How Do You Get a Fish to Bite Ice Fishing?
Getting your first fish to bite through the ice can be extremely painful without electronics or other anglers to give you some indications. If you don’t have electronics, here are some general starting points to hopefully get you that first bite and start building confidence.
Depth – You usually want your jig above the fish so find the bottom and real up a few turns of the reel. Experiment with different distances from the bottom to find where the active fish want to eat in the water column.
Technique – Big, crazy jigging movements will attract fish, but you want to give the rod periods of time where you simply try to vibrate the jig in place in the water column.
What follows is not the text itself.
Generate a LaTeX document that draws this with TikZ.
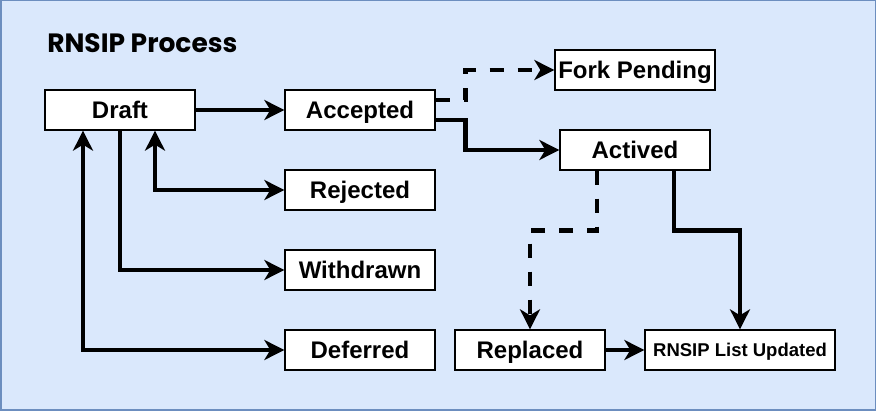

As you vibrate, slowly start to raise your rod, and I do mean slowly (think dead fly floating to the surface). Fish will usually dart up and hit your bait as you start to raise your rod. Sometimes they will also hit on the fall. When you first drop your bait down and get your depth set, start by carefully vibrating the jig in place just to see if something followed it down. Then you can start into your other sequences.
Ice fishing bites are not always hard tugs like in the summer. You will want a strike indicator, spring bobber, or soft-tip rod to be able to detect light bites.
Don’t be afraid to move spots. Stay mobile if you are struggling to get a bite, but always maintain ice safety awareness even when moving spots by using your spud.
There are many rabbit holes you can jump down to put tons of bells and whistles on your gear and make things very easy, comfortable, and expensive. There are a few upgrades to your set up that will make a giant difference in your learning curve, and the biggest one is a fish finder (or sonar unit). If you can afford even a helix 5 or another brand small unit, it will expedite your ability to put the puzzle pieces together on the ice. Don’t forget that ice fishing is a serious water safety risk. No ice is safe, and you should learn how to use a spud bar and check ice thickness as you walk. Despite the risk, ice fishing is one of the most rewarding and enjoyable chances at a delicious limit all year.